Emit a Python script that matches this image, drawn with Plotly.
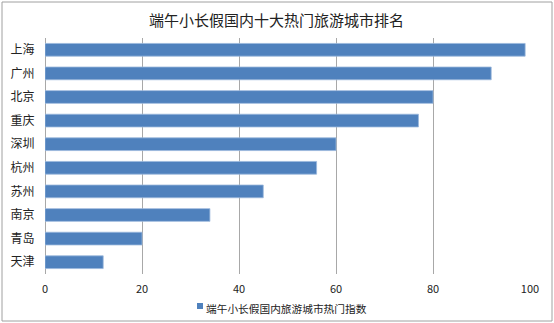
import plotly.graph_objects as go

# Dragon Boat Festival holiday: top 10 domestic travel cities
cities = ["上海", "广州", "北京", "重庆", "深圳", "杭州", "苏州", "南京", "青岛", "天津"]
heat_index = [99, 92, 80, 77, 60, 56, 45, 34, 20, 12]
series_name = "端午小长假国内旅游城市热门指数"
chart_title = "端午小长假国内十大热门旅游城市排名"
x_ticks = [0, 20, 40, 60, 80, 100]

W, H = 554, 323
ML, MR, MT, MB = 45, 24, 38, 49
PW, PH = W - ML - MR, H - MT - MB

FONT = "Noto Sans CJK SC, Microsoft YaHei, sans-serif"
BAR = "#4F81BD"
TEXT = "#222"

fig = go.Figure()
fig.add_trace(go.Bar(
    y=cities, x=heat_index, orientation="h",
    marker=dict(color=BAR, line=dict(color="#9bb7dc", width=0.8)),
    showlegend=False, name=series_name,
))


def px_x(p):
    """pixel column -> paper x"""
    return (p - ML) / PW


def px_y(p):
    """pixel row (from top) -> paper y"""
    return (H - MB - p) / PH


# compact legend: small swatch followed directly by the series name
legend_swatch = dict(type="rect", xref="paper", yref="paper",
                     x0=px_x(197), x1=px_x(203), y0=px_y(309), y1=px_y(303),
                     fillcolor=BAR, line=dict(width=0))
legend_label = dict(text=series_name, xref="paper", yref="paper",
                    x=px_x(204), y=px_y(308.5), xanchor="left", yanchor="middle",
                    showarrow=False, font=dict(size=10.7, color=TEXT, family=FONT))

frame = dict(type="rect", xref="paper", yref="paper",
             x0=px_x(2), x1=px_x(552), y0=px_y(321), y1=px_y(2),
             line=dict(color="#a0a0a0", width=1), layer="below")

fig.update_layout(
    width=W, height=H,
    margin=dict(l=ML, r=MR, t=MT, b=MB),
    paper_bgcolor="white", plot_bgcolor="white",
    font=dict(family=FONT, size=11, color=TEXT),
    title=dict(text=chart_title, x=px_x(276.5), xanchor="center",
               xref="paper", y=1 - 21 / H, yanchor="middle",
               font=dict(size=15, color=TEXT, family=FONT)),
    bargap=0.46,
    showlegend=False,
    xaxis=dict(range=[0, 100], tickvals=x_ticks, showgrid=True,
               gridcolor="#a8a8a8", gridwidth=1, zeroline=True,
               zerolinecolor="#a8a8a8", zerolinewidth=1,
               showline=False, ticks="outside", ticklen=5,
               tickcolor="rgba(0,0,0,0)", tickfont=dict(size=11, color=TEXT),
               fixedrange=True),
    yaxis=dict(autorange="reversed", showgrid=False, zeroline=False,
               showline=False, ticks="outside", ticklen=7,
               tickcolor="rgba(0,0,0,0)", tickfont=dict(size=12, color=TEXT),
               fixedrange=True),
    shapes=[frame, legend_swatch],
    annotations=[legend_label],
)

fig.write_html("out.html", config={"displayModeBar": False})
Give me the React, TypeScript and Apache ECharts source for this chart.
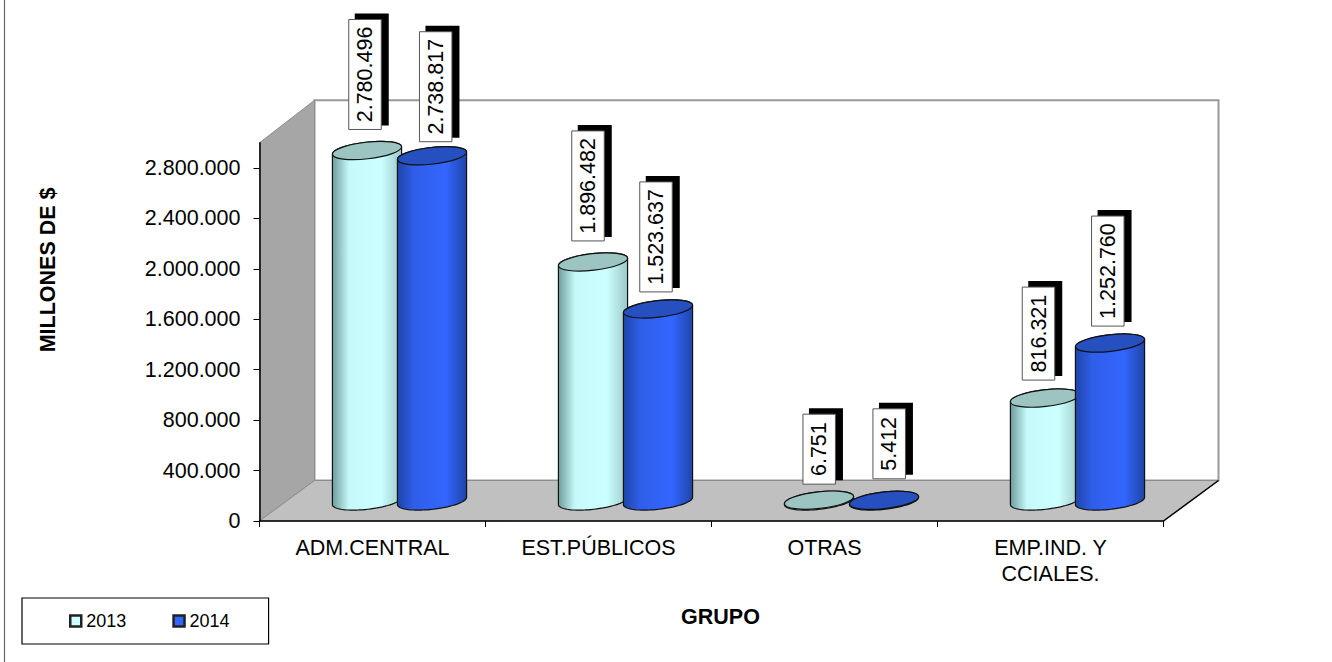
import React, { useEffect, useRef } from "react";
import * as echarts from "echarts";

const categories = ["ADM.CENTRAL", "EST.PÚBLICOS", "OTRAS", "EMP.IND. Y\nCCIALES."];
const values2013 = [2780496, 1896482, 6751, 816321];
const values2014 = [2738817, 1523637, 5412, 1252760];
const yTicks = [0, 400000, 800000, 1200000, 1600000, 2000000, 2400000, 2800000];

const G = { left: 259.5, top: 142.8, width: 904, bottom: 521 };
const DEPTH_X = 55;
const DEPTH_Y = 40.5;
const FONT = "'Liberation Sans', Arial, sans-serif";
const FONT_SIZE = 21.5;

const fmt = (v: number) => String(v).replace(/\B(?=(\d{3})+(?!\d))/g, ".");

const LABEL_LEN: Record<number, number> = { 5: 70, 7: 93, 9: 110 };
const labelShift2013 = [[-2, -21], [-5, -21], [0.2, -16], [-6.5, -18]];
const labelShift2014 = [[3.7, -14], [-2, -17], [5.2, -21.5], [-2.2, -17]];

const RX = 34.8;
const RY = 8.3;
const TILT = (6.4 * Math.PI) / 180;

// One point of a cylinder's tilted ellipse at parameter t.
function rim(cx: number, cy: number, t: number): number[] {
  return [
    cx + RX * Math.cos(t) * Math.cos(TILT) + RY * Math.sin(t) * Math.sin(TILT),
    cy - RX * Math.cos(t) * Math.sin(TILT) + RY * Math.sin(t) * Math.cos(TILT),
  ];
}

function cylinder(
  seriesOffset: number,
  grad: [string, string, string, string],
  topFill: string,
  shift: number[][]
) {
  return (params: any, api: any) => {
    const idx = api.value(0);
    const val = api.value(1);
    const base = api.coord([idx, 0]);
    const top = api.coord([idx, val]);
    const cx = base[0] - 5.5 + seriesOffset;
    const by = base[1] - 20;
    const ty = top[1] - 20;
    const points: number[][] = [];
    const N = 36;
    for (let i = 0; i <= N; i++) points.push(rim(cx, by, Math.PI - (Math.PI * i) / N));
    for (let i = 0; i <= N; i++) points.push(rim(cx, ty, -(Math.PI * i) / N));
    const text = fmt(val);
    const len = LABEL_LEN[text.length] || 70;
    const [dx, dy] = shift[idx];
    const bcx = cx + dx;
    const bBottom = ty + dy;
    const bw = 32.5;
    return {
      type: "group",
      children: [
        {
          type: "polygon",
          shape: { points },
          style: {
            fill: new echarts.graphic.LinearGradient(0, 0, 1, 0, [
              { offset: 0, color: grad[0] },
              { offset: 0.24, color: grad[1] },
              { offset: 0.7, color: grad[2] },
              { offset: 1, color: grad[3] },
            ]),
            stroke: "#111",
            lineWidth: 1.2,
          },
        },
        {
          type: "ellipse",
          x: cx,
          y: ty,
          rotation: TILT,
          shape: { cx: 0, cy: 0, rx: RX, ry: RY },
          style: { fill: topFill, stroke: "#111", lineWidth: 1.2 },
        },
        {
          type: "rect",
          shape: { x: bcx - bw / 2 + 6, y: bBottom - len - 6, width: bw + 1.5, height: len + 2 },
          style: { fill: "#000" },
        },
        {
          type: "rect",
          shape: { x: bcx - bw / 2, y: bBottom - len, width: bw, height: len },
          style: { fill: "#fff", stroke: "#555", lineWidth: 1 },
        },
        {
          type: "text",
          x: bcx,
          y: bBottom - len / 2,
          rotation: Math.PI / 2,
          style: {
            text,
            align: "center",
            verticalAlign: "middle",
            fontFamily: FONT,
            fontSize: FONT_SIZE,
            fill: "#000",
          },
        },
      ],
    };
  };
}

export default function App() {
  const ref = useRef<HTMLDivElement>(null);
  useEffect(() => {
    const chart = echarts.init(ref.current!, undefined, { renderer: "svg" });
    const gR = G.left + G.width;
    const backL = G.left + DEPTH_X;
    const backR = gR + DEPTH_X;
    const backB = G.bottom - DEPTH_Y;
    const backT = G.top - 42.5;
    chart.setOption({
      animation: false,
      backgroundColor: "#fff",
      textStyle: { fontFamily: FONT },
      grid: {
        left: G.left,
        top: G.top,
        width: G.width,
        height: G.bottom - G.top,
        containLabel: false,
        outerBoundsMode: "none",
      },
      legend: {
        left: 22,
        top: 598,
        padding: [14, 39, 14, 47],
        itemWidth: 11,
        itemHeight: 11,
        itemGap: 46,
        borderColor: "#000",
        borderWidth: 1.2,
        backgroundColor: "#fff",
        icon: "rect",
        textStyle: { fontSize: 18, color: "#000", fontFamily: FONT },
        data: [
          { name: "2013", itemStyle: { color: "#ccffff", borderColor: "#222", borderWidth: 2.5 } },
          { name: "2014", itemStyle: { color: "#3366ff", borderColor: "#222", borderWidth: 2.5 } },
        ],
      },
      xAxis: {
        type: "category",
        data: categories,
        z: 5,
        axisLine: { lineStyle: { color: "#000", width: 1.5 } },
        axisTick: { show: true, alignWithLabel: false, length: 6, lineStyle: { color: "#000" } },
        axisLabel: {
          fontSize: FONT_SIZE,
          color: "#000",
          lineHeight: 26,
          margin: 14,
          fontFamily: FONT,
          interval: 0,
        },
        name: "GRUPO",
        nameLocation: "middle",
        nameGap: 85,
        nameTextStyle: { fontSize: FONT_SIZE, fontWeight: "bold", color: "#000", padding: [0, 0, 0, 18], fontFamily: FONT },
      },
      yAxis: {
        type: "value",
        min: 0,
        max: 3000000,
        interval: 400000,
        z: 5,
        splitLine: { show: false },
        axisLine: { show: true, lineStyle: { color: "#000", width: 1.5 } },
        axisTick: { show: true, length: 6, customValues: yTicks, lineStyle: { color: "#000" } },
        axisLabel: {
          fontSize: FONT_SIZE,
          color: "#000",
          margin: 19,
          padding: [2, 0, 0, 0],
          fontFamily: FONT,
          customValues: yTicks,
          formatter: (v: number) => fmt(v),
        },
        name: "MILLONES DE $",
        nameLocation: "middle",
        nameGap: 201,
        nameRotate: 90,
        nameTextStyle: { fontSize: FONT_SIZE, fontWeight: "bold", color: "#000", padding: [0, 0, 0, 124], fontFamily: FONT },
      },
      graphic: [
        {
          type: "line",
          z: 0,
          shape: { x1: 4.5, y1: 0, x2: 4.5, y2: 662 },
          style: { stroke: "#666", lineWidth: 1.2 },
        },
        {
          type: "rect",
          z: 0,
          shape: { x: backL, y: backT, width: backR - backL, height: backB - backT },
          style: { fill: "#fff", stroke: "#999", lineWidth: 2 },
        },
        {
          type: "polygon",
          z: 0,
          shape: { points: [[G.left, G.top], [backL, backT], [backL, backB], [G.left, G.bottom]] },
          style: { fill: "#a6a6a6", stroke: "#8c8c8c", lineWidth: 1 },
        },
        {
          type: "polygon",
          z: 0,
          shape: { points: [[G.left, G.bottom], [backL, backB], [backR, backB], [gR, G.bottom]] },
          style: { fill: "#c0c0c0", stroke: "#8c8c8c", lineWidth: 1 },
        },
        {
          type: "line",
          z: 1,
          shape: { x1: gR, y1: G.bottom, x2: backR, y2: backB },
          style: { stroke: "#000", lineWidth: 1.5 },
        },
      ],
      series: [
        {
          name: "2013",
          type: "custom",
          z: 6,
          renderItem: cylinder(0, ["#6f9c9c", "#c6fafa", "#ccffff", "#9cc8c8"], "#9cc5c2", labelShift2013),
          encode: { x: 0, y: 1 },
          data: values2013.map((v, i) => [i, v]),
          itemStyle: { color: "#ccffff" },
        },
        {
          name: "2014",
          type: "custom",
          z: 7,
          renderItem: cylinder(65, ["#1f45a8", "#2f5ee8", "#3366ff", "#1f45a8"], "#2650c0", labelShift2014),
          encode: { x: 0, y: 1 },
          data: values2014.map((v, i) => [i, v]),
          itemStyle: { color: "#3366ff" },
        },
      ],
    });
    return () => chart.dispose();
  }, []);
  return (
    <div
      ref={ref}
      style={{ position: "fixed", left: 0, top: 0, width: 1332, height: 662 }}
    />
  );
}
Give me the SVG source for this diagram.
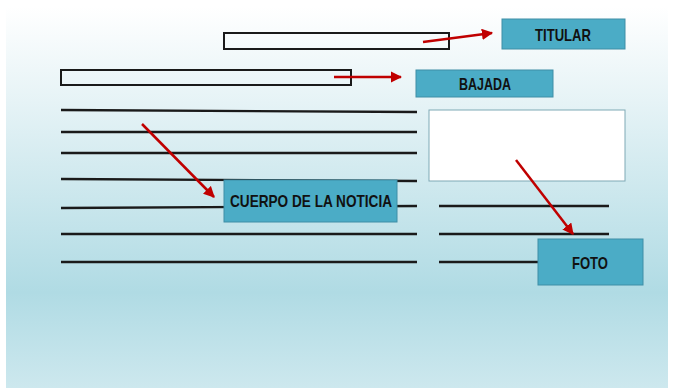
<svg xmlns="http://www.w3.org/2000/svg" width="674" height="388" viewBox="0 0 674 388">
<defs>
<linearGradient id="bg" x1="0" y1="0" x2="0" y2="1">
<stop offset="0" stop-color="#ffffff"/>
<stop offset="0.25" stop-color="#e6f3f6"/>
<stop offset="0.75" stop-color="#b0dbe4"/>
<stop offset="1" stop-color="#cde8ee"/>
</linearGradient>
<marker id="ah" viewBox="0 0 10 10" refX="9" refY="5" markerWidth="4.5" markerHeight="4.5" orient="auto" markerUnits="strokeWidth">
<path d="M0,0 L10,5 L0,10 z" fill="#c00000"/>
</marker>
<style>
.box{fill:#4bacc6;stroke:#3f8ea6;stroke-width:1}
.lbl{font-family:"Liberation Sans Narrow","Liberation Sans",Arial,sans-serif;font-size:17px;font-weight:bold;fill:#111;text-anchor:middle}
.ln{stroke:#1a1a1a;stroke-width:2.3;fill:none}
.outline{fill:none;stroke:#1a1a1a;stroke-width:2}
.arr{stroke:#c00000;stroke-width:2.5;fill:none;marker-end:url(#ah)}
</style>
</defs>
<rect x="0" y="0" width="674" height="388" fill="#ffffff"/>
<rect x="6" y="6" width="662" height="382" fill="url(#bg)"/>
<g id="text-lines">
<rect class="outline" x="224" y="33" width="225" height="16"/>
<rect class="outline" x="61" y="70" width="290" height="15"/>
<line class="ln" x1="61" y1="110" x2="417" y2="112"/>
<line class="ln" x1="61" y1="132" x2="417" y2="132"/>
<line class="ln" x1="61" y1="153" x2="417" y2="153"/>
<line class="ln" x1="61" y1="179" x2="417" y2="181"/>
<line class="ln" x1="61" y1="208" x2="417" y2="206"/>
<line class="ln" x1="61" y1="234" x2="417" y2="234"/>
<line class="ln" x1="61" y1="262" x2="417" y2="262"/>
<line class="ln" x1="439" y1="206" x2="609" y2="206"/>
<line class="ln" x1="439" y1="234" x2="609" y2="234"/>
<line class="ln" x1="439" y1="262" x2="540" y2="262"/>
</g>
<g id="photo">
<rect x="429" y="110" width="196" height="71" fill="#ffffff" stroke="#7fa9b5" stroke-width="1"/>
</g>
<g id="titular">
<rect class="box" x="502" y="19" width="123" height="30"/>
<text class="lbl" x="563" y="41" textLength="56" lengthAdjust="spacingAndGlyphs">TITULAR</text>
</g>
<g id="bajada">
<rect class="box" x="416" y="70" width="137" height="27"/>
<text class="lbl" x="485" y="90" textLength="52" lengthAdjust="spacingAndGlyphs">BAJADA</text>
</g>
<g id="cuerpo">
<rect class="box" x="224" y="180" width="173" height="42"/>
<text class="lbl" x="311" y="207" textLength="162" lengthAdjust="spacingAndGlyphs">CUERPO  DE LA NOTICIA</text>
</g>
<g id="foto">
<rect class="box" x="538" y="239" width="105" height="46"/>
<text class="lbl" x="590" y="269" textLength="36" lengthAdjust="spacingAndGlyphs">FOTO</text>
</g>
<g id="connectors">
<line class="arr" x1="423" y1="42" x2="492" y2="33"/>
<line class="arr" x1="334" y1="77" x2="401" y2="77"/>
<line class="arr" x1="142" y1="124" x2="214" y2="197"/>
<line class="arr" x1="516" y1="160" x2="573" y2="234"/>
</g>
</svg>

_ _ _ _

## WHAT IS ASKED
Among the records above, locate the line containing "Give me the React, TypeScript" and the line containing "2000000, 2400000, 2800000];", then transcribe exactly the lines starting at the first and ending at the second, with no pictures.

## RESPONSE TO THIS EXERCISE
Give me the React, TypeScript and Apache ECharts source for this chart.
import React, { useEffect, useRef } from "react";
import * as echarts from "echarts";

const categories = ["ADM.CENTRAL", "EST.PÚBLICOS", "OTRAS", "EMP.IND. Y\nCCIALES."];
const values2013 = [2780496, 1896482, 6751, 816321];
const values2014 = [2738817, 1523637, 5412, 1252760];
const yTicks = [0, 400000, 800000, 1200000, 1600000, 2000000, 2400000, 2800000];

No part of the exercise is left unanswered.